In the House of Lords Robert Cecil  made his 'apologia' for his resignation. It was dealt with firmly and successfully by his cousin Lord Balfour  and rather heavily set upon in addition by Lord Haldane. 
The Government I think emerged very successfully from this particular challenge, especially as Bridgeman  in the House of Commons had announced the Government's intention to restrict the laying down of cruisers during the financial year to one vessel.
Whether this is sound naval policy or not, I am in no way capable of judging but the necessary action in the House of Commons was a very effective political comment on Cecil's attitude in the House of Lords.
In the House of Commons MacDonald moved a Vote of Censure on the Government on their handling of the Coal situation.  The Government put up Cunliffe-Lister  to reply but the Labour Party refused to give him a hearing, with the result that the House was adjourned by the Speaker and there was no discussion.

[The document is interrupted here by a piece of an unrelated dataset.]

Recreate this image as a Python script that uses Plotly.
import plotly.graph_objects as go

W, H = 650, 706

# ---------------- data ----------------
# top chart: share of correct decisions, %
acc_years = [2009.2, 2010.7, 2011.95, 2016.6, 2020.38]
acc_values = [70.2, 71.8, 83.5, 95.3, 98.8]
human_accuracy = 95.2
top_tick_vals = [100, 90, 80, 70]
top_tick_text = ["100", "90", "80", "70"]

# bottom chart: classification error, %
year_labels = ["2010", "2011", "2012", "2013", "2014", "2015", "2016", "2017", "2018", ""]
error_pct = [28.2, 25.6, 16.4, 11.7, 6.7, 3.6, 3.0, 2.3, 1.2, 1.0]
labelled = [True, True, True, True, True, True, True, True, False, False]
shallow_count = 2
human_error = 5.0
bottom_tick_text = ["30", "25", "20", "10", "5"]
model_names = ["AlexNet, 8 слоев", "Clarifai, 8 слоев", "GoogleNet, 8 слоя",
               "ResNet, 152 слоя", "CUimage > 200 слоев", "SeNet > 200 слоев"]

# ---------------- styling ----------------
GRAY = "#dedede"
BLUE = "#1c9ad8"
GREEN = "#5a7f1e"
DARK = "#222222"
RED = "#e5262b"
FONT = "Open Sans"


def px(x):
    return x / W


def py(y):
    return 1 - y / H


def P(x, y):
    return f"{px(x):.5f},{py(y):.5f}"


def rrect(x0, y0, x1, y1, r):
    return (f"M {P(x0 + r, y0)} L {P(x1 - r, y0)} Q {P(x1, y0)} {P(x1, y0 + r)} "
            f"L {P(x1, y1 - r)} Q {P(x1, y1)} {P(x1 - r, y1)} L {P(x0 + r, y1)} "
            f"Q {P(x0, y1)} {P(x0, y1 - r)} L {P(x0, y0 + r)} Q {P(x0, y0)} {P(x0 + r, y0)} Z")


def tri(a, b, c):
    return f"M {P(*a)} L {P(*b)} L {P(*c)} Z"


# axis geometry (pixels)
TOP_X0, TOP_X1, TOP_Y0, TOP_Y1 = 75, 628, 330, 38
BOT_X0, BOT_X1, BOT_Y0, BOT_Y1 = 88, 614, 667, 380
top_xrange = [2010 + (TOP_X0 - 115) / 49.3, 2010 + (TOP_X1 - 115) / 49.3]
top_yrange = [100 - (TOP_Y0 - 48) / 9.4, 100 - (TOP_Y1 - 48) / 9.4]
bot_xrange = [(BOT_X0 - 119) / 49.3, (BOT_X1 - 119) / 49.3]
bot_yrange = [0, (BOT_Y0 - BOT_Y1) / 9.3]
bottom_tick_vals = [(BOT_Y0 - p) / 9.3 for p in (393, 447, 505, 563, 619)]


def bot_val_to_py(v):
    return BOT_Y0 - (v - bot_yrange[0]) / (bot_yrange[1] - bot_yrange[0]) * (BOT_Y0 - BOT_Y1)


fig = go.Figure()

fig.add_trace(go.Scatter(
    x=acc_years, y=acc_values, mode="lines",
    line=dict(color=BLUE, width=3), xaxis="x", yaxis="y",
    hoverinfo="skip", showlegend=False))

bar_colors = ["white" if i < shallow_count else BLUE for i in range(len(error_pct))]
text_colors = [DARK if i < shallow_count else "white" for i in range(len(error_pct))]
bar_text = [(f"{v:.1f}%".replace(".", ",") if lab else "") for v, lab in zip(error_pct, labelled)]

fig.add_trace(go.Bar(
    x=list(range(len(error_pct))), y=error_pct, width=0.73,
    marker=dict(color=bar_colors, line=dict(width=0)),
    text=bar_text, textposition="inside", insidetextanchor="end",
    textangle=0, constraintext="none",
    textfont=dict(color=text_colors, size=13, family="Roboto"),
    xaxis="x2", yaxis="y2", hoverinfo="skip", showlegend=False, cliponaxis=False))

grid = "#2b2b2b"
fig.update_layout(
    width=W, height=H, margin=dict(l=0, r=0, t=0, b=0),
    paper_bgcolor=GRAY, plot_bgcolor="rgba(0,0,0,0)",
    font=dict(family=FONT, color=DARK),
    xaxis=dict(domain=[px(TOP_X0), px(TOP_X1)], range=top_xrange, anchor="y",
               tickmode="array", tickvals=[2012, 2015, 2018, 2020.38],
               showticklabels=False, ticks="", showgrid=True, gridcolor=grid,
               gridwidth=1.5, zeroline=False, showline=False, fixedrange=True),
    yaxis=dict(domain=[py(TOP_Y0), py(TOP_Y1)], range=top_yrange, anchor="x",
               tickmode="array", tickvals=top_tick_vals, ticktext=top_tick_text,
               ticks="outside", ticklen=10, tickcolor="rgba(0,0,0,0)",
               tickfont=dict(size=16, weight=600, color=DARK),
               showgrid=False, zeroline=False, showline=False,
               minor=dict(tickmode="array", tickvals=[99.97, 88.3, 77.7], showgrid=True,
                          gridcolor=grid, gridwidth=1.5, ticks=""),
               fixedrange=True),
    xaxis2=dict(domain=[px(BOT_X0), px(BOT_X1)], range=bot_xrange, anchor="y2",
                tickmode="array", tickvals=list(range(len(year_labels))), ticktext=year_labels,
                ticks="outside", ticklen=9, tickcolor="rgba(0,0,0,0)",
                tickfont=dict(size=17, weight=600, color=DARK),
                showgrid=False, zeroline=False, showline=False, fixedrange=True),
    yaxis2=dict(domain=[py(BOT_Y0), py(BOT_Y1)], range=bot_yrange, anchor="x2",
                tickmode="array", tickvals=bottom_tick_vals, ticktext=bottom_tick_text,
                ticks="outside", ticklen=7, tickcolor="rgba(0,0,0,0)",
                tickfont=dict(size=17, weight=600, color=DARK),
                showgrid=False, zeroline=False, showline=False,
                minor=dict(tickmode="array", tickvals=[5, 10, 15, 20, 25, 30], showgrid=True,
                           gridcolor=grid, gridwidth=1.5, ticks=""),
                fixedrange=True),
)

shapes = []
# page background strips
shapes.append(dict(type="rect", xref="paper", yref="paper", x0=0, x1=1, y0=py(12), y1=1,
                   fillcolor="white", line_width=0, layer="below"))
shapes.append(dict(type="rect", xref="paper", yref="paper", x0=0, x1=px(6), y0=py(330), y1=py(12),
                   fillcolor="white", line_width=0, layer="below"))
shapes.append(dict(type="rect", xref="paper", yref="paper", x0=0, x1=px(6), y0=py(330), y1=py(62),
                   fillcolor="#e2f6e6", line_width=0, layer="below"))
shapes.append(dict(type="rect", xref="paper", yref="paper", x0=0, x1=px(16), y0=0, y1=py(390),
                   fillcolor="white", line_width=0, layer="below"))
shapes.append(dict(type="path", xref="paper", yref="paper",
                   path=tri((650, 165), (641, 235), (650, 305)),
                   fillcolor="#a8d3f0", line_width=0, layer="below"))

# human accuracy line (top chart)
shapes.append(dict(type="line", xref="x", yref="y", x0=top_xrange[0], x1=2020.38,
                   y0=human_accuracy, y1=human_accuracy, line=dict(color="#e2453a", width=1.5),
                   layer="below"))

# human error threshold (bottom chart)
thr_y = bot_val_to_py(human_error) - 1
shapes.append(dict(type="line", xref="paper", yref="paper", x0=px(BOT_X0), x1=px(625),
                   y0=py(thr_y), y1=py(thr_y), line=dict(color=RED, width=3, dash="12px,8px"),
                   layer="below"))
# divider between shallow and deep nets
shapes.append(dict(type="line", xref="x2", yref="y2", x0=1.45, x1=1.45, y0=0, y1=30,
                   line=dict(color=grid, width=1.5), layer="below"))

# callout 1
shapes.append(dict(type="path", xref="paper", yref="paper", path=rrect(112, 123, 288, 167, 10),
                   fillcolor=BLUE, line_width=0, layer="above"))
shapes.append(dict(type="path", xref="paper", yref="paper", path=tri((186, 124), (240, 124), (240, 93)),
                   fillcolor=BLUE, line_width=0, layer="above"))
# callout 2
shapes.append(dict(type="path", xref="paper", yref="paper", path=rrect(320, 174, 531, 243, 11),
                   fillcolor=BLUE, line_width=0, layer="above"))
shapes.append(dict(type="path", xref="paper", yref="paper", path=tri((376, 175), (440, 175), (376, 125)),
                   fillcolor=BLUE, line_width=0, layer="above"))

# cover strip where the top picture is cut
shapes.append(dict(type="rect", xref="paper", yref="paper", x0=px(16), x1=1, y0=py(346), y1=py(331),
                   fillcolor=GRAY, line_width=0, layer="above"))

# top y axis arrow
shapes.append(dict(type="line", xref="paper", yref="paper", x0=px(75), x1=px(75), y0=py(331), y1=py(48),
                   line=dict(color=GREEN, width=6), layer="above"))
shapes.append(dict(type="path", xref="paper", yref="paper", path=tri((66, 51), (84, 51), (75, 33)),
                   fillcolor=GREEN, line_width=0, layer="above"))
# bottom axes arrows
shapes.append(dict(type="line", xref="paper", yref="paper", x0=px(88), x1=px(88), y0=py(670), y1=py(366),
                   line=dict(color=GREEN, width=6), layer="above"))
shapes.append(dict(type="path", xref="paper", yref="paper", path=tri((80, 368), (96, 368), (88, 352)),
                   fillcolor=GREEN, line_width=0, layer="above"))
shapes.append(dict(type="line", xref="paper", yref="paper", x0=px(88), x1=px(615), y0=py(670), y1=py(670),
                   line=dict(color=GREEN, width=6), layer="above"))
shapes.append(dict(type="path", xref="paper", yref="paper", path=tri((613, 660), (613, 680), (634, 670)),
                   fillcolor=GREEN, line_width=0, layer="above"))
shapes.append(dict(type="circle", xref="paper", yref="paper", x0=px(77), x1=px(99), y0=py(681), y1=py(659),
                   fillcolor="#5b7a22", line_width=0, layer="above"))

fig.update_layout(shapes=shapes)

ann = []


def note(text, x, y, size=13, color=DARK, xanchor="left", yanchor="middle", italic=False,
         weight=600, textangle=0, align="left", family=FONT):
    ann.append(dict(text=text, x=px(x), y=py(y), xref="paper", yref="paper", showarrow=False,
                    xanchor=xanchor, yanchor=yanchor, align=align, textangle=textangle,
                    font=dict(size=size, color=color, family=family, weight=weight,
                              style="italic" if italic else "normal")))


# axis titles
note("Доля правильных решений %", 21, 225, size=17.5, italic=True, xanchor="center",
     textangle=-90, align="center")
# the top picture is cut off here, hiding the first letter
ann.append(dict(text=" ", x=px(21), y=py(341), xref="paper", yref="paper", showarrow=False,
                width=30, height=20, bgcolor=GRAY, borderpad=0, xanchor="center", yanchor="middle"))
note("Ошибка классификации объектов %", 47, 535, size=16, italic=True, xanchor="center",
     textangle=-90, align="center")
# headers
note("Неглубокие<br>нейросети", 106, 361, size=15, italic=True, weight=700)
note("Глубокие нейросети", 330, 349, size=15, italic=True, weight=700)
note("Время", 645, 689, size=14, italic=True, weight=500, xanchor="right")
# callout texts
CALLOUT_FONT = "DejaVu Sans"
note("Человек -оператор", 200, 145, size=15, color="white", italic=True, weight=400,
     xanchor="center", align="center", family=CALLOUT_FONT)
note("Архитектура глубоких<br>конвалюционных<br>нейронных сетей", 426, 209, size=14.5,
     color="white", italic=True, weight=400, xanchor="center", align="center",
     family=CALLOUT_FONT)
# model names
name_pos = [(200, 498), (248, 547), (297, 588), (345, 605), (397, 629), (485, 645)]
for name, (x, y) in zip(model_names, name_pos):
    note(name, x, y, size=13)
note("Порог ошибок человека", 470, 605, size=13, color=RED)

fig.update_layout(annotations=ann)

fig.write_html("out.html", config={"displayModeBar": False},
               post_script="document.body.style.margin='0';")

Once again it seems probable that Labour, by a short sighted policy, has lost an excellent opportunity for it appears to me that had the discussion on the Vote of Censure taken place, it would have been extremely difficult, if not impossible, for the Government to have made out a good case for their laissez-faire attitude to coal.
The existing situation in the coalfields has fully justified the warnings of the Samuel Royal Commission  and distress in the coalfields is really serious. It is, of course, possible that Labour's intention is to concentrate on discrediting Baldwin in the eyes of the country but it seems obvious that their policy would be more effectively carried out by a debate in which it is pretty certain that the Government would have been heavily criticised not only by Labour but also by Liberals and a number of back-bench Tories than by a hostile demonstration confined to shouting by the Labour Back-Benchers.

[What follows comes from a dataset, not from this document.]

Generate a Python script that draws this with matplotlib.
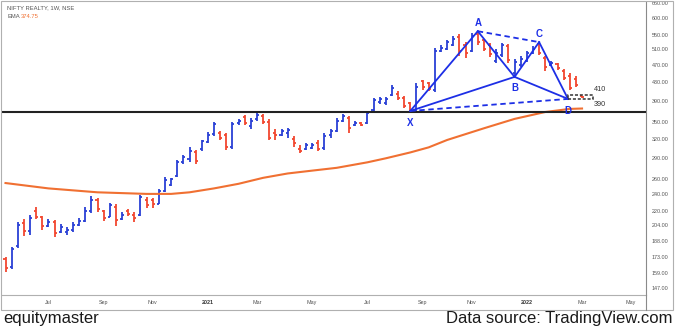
import matplotlib
matplotlib.use("Agg")
import matplotlib.pyplot as plt
import matplotlib.dates as mdates
from matplotlib.lines import Line2D
from matplotlib.patches import Rectangle
from matplotlib.ticker import FixedLocator, NullLocator
import pandas as pd

# weekly OHLC bars of NIFTY REALTY
weeks = pd.date_range("2020-05-18", periods=95, freq="W-MON")
opens = [171, 164, 183, 206, 198, 220, 213, 203, 207, 197, 197, 199, 204, 208, 220, 232,
         219, 213, 224, 210, 219, 215, 215, 232, 232, 228, 244, 252, 263, 284, 288, 298,
         303, 315, 328, 330, 326, 307, 347, 358, 342, 355, 360, 350, 330, 327, 330, 320,
         303, 303, 305, 313, 305, 326, 333, 352, 356, 344, 347, 348, 372, 388, 385, 403,
         405, 396, 385, 372, 432, 428, 412, 506, 512, 522, 545, 522, 505, 552, 535, 522,
         480, 495, 520, 452, 470, 480, 500, 525, 488, 470, 472, 456, 445, 438, 400]
highs = [173, 182, 207, 211, 215, 224, 214, 210, 209, 205, 202, 207, 212, 224, 238, 235,
         221, 229, 228, 218, 222, 218, 239, 236, 235, 246, 262, 261, 286, 294, 306, 302,
         318, 331, 349, 333, 330, 350, 355, 362, 357, 368, 365, 354, 337, 337, 339, 324,
         309, 313, 313, 318, 330, 337, 357, 365, 361, 351, 349, 370, 396, 398, 397, 423,
         410, 400, 388, 428, 436, 431, 514, 522, 537, 546, 554, 530, 556, 562, 540, 528,
         510, 528, 526, 486, 492, 505, 518, 530, 492, 480, 475, 460, 450, 443, 401]
lows = [160, 162, 181, 193, 194, 210, 199, 202, 192, 196, 194, 197, 203, 207, 217, 218,
        208, 213, 203, 209, 214, 207, 214, 223, 223, 228, 242, 250, 262, 281, 283, 280,
        301, 313, 325, 318, 302, 304, 344, 344, 337, 352, 346, 318, 318, 324, 322, 307,
        297, 302, 303, 300, 302, 321, 331, 349, 330, 342, 342, 346, 370, 383, 382, 400,
        392, 375, 368, 370, 413, 410, 408, 503, 508, 518, 492, 488, 503, 522, 505, 490,
        475, 490, 475, 443, 466, 477, 498, 495, 456, 468, 458, 434, 412, 420, 395]
closes = [163, 180, 204, 198, 212, 213, 203, 207, 196, 202, 199, 204, 208, 220, 233, 222,
          212, 226, 209, 215, 216, 212, 236, 226, 228, 244, 258, 259, 283, 291, 300, 285,
          316, 327, 345, 322, 306, 345, 352, 348, 352, 363, 350, 322, 327, 333, 335, 313,
          300, 310, 309, 303, 325, 333, 352, 360, 338, 348, 344, 367, 392, 394, 393, 418,
          395, 380, 372, 420, 420, 415, 505, 515, 530, 538, 505, 500, 548, 530, 512, 498,
          500, 522, 482, 478, 485, 500, 512, 500, 465, 476, 462, 440, 418, 424, 397]

# EMA line, sampled at bar numbers
ema_bars = [1, 8, 16, 24, 28, 31, 35, 39, 43, 47, 51, 55, 60, 63, 67, 70, 73, 79, 84, 89, 93, 95]
ema_vals = [254, 247, 242, 240, 240, 242, 247, 253, 261, 267, 271, 275, 283, 289, 298, 306,
            318, 338, 355, 368, 374, 374.75]

# XABCD harmonic pattern
pat_names = ["X", "A", "B", "C", "D"]
pat_dates = pd.to_datetime(["2021-08-23", "2021-11-08", "2021-12-20", "2022-01-17", "2022-02-19"])
pat_prices = [370, 561, 442, 530, 394]

support = 368
zone_low, zone_high = 393, 403
zone_dates = pd.to_datetime(["2022-02-19", "2022-03-20"])
zone_labels = ["410", "390"]

yticks = [147, 159, 173, 188, 204, 220, 240, 260, 290, 320, 350, 390, 430, 470, 510, 550, 600, 650]
xtick_dates = pd.to_datetime(["2020-07-06", "2020-09-07", "2020-11-02", "2021-01-04", "2021-03-01",
                              "2021-05-03", "2021-07-05", "2021-09-06", "2021-11-01", "2022-01-03",
                              "2022-03-07", "2022-05-02"])
xtick_labels = ["Jul", "Sep", "Nov", "2021", "Mar", "May", "Jul", "Sep", "Nov", "2022", "Mar", "May"]

UP = "#2a40d6"
DOWN = "#f2472f"
EMA_C = "#f07032"
PAT = "#1d2fe6"
GREY = "#555555"

plt.rcParams["font.family"] = ["Liberation Sans", "DejaVu Sans"]

W, H = 675, 330
fig = plt.figure(figsize=(W / 100, H / 100), dpi=100)
ax = fig.add_axes([2 / W, 1 - 295 / H, 644 / W, 293 / H])

x = mdates.date2num(weeks)
d = 2.3
for xi, o, h, l, c in zip(x, opens, highs, lows, closes):
    col = UP if c >= o else DOWN
    ax.vlines(xi, l, h, color=col, lw=1.3)
    ax.hlines(o, xi - d, xi, color=col, lw=1.3)
    ax.hlines(c, xi, xi + d, color=col, lw=1.3)

ema_x = [x[i - 1] for i in ema_bars]
ax.plot(ema_x, ema_vals, color=EMA_C, lw=1.5, zorder=3)

ax.axhline(support, color="#222222", lw=1.5, zorder=4)

# pattern legs
px = mdates.date2num(pat_dates)
P = dict(zip(pat_names, zip(px, pat_prices)))
for a, b in [("X", "A"), ("A", "B"), ("B", "C"), ("C", "D"), ("X", "B"), ("B", "D")]:
    ax.plot([P[a][0], P[b][0]], [P[a][1], P[b][1]], color=PAT, lw=1.3, zorder=5)
for a, b in [("A", "C"), ("X", "D")]:
    ax.plot([P[a][0], P[b][0]], [P[a][1], P[b][1]], color=PAT, lw=1.3, ls=(0, (3, 2)), zorder=5)
offs = {"X": -9, "A": 6, "B": -8, "C": 6, "D": -9}
for n in pat_names:
    ax.annotate(n, P[n], xytext=(0, offs[n]), textcoords="offset points", ha="center",
                va="center", color=PAT, fontsize=7, fontweight="bold", zorder=6)

# target zone
zx = mdates.date2num(zone_dates)
ax.add_patch(Rectangle((zx[0], zone_low), zx[1] - zx[0], zone_high - zone_low, fill=False,
                       ec="#333333", lw=1.1, ls=(0, (2, 1.2)), zorder=6))
ax.text(zx[1], 413, zone_labels[0], fontsize=5.2, color="#333333", ha="left", va="center")
ax.text(zx[1], 383, zone_labels[1], fontsize=5.2, color="#333333", ha="left", va="center")

ax.set_yscale("log")
ax.set_ylim(141.6, 653.4)
ax.set_xlim(mdates.date2num(pd.Timestamp("2020-05-14")), mdates.date2num(pd.Timestamp("2022-05-19")))

ax.yaxis.tick_right()
ax.yaxis.set_major_locator(FixedLocator(yticks))
ax.yaxis.set_minor_locator(NullLocator())
ax.set_yticklabels([f"{v:.2f}" for v in yticks])
ax.tick_params(axis="y", length=0, pad=4.2, labelsize=3.9, labelcolor=GREY)

ax.set_xticks(mdates.date2num(xtick_dates))
ax.set_xticklabels(xtick_labels)
ax.tick_params(axis="x", length=0, pad=3.3, labelsize=3.9, labelcolor=GREY)
for t in ax.get_xticklabels():
    if t.get_text().startswith("20"):
        t.set_fontweight("bold")
        t.set_color("#333333")

for s in ["left", "top"]:
    ax.spines[s].set_visible(False)
ax.spines["right"].set_color("#8a8a8a")
ax.spines["bottom"].set_color("#b0b0b0")
ax.spines["right"].set_linewidth(0.8)
ax.spines["bottom"].set_linewidth(0.8)

# header
ax.text(5 / 644, 1 - 6 / 293, "NIFTY REALTY, 1W, NSE", transform=ax.transAxes, fontsize=4.2,
        color=GREY, va="center", ha="left")
ax.text(5 / 644, 1 - 15 / 293, "EMA", transform=ax.transAxes, fontsize=4.2,
        color=GREY, va="center", ha="left")
ax.text(19 / 644, 1 - 15 / 293, f"{ema_vals[-1]:.2f}", transform=ax.transAxes, fontsize=4.2,
        color=EMA_C, va="center", ha="left")

# outer frame and axis separators
fig.add_artist(Rectangle((1 / W, 1 - 310 / H), 672 / W, 309 / H, transform=fig.transFigure,
                         fill=False, ec="#b0b0b0", lw=0.8))
fig.add_artist(Line2D([646 / W, 646 / W], [1 - 310 / H, 1 - 295 / H], transform=fig.transFigure,
                      color="#8a8a8a", lw=0.8))

fig.text(3 / W, 1 - 318 / H, "equitymaster", fontsize=12, color="#1a1a1a", va="center", ha="left")
fig.text(672 / W, 1 - 318 / H, "Data source: TradingView.com", fontsize=12, color="#1a1a1a",
         va="center", ha="right")

fig.savefig("out.png", dpi=100)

It is extremely difficult to gauge the present position of the Government in the country. There are two By-elections pending both in what would normally be regarded as safe Tory seats, namely Southend and Canterbury. One's feeling is that the Government is really seriously discredited chiefly by its sins of omission. On the other hand the ineffectiveness of the Labour Party and the fact that the Liberals have the undoubted handicap of the leadership of Mr. Lloyd George , makes it extremely difficult to give a sound judgment on the political situation.